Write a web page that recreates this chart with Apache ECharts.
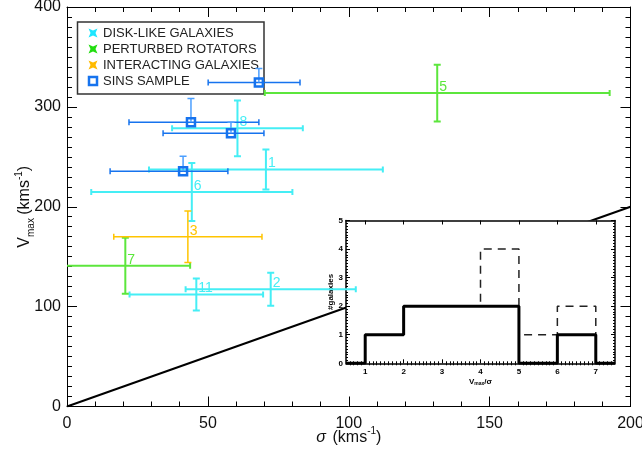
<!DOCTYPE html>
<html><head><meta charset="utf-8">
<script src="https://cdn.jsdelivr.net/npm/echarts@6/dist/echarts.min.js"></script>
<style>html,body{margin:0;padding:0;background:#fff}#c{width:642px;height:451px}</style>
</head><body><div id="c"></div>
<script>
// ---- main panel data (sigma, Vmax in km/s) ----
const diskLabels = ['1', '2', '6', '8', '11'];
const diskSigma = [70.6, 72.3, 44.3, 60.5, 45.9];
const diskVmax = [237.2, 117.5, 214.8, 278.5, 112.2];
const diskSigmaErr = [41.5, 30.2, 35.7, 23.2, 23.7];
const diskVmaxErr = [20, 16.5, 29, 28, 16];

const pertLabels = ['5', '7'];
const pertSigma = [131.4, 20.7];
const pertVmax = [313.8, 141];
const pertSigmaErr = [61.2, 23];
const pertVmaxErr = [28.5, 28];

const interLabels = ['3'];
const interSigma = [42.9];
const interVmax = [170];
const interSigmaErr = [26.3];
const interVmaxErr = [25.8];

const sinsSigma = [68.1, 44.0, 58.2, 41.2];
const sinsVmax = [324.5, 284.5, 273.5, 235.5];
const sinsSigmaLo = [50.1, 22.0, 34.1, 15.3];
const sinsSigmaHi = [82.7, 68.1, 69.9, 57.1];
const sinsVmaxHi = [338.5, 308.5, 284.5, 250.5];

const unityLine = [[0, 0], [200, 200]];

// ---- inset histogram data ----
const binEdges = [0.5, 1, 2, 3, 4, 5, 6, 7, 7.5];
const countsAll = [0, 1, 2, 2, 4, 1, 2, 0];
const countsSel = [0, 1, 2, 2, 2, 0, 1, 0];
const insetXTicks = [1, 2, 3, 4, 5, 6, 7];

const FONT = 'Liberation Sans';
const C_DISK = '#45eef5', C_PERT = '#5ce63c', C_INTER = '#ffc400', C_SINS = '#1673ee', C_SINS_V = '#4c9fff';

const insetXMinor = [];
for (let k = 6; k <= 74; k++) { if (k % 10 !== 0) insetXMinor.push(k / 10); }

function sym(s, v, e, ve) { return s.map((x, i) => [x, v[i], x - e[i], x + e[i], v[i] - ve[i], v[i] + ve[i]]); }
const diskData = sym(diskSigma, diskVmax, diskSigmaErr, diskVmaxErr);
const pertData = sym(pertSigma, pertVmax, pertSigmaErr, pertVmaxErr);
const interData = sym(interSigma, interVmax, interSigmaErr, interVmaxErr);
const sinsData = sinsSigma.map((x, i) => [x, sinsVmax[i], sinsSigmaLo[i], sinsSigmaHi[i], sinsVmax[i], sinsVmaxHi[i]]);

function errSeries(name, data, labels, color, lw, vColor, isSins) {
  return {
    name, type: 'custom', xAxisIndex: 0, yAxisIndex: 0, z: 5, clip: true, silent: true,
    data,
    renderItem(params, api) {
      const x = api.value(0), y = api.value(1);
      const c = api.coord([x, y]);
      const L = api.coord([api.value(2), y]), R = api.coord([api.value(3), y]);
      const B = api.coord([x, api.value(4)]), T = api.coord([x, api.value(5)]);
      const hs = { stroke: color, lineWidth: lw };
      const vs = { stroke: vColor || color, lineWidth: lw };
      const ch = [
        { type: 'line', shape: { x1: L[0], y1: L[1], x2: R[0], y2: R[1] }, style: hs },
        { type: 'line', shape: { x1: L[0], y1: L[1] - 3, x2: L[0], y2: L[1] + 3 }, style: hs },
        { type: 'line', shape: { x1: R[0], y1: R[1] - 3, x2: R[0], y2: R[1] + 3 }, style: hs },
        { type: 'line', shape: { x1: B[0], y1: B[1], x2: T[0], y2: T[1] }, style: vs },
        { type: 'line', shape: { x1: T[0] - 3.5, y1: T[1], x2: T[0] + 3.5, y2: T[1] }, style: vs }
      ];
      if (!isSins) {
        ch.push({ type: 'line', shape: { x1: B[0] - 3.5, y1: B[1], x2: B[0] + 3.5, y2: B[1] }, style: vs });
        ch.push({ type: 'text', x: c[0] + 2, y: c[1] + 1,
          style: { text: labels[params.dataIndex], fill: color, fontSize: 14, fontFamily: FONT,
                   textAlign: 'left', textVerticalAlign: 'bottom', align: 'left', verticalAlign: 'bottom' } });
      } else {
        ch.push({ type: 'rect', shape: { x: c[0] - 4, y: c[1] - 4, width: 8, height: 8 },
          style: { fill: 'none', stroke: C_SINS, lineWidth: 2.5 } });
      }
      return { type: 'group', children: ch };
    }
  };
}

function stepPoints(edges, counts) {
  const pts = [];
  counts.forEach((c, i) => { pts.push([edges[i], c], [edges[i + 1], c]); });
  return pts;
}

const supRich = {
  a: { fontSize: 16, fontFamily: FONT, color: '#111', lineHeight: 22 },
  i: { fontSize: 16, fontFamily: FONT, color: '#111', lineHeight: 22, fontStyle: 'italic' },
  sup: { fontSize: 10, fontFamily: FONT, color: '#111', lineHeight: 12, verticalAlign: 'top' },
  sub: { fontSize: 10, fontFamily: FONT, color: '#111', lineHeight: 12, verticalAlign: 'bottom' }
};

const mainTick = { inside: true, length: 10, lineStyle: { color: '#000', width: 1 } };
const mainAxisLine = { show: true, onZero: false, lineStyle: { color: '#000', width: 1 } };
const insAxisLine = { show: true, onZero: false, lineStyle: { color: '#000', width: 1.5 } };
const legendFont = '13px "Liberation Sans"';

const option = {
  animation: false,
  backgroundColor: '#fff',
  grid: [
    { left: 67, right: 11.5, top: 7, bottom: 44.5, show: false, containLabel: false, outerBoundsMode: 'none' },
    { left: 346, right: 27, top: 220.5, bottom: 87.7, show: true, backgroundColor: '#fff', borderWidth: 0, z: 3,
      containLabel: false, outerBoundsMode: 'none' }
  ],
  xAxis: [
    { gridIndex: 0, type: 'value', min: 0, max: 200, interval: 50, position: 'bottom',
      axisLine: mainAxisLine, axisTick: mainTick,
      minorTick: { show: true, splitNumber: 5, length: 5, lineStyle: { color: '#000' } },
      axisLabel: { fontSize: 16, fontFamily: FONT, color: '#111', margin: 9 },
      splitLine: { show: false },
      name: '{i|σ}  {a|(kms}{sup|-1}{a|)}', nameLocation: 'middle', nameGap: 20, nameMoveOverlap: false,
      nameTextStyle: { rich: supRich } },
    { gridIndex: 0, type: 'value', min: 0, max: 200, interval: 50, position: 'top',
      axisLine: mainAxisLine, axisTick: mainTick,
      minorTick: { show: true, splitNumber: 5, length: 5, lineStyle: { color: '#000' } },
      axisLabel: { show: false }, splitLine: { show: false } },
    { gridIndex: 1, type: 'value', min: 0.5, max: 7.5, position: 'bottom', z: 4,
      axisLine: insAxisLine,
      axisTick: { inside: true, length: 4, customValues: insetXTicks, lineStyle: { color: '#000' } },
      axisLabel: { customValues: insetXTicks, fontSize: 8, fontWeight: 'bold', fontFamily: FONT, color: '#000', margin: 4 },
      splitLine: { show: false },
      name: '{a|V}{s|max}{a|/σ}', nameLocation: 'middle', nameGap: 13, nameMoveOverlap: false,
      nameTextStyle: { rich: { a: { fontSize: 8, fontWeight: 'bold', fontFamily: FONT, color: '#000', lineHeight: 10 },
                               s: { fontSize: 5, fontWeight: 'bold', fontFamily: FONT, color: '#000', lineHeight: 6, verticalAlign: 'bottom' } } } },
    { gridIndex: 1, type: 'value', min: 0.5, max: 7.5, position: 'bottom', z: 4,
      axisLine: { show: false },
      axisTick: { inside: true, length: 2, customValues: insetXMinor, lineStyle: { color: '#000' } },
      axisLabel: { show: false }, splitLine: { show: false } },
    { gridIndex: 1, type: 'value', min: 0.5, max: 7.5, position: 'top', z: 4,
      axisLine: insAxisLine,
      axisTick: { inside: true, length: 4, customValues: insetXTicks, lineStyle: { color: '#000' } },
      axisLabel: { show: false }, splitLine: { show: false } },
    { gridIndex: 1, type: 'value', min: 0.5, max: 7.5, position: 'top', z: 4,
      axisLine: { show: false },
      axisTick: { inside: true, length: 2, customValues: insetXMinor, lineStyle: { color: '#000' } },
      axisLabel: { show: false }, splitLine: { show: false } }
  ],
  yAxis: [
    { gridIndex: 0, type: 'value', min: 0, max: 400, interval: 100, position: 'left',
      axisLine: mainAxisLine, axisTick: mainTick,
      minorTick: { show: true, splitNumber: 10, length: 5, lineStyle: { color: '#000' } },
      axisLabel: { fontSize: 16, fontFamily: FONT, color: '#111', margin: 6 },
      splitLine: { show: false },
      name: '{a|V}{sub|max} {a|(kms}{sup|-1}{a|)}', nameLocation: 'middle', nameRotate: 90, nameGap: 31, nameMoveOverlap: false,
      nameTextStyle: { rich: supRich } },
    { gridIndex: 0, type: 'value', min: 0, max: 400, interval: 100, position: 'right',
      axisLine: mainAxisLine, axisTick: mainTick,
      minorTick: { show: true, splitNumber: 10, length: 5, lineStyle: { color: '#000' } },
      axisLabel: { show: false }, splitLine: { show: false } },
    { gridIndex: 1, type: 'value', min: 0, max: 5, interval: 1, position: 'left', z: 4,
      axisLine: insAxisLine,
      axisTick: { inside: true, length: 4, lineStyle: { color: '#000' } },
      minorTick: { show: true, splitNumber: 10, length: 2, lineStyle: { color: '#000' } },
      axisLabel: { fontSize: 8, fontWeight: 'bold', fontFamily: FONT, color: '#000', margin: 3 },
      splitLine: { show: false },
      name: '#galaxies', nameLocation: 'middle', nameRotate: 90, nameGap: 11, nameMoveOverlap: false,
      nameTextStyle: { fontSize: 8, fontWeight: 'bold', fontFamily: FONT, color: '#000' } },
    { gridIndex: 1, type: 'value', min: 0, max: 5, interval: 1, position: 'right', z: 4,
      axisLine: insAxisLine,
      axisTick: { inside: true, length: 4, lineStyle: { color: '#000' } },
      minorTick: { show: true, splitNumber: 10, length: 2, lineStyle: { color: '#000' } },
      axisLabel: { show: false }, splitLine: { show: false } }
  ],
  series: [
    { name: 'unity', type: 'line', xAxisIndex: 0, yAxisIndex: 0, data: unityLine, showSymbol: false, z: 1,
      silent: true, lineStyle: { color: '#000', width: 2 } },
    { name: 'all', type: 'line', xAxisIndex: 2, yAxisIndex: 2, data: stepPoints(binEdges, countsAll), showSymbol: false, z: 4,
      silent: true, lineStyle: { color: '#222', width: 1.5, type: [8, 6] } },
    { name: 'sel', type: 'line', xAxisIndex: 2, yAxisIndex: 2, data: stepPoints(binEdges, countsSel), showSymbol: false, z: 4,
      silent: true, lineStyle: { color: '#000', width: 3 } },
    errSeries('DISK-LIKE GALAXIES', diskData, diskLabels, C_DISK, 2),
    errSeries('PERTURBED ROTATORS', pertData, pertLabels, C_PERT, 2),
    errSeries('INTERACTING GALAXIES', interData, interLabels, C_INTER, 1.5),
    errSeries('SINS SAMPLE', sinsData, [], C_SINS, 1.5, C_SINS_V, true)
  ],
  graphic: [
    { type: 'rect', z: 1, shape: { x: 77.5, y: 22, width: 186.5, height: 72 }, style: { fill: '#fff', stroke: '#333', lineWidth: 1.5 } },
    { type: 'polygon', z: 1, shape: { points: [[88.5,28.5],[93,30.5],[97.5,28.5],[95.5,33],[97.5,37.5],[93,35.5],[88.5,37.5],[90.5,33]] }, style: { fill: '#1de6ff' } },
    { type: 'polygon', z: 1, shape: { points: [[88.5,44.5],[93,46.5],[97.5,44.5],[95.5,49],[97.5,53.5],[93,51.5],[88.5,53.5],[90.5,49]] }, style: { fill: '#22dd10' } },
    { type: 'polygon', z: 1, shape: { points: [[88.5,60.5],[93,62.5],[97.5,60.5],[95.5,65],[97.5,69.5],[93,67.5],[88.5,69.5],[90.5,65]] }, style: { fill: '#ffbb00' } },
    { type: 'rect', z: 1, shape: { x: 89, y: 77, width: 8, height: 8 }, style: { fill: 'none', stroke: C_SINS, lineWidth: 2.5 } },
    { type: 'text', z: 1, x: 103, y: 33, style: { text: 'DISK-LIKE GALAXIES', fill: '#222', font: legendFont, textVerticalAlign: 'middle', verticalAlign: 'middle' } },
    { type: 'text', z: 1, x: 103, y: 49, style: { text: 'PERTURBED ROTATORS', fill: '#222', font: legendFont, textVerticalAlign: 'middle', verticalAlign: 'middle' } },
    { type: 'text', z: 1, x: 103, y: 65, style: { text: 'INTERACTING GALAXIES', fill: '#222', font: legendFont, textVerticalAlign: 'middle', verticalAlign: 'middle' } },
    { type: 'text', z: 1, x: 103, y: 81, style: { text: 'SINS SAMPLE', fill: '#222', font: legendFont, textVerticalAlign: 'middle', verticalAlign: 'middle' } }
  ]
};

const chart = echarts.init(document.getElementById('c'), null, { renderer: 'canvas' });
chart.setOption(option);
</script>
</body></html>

» Exercise description: Write out nothing but the lines from the start of the data through the line with "const interVmaxErr = [25.8];". Leave out the pictures.

» Complete response:
Write a web page that recreates this chart with Apache ECharts.
<!DOCTYPE html>
<html><head><meta charset="utf-8">
<script src="https://cdn.jsdelivr.net/npm/echarts@6/dist/echarts.min.js"></script>
<style>html,body{margin:0;padding:0;background:#fff}#c{width:642px;height:451px}</style>
</head><body><div id="c"></div>
<script>
// ---- main panel data (sigma, Vmax in km/s) ----
const diskLabels = ['1', '2', '6', '8', '11'];
const diskSigma = [70.6, 72.3, 44.3, 60.5, 45.9];
const diskVmax = [237.2, 117.5, 214.8, 278.5, 112.2];
const diskSigmaErr = [41.5, 30.2, 35.7, 23.2, 23.7];
const diskVmaxErr = [20, 16.5, 29, 28, 16];

const pertLabels = ['5', '7'];
const pertSigma = [131.4, 20.7];
const pertVmax = [313.8, 141];
const pertSigmaErr = [61.2, 23];
const pertVmaxErr = [28.5, 28];

const interLabels = ['3'];
const interSigma = [42.9];
const interVmax = [170];
const interSigmaErr = [26.3];
const interVmaxErr = [25.8];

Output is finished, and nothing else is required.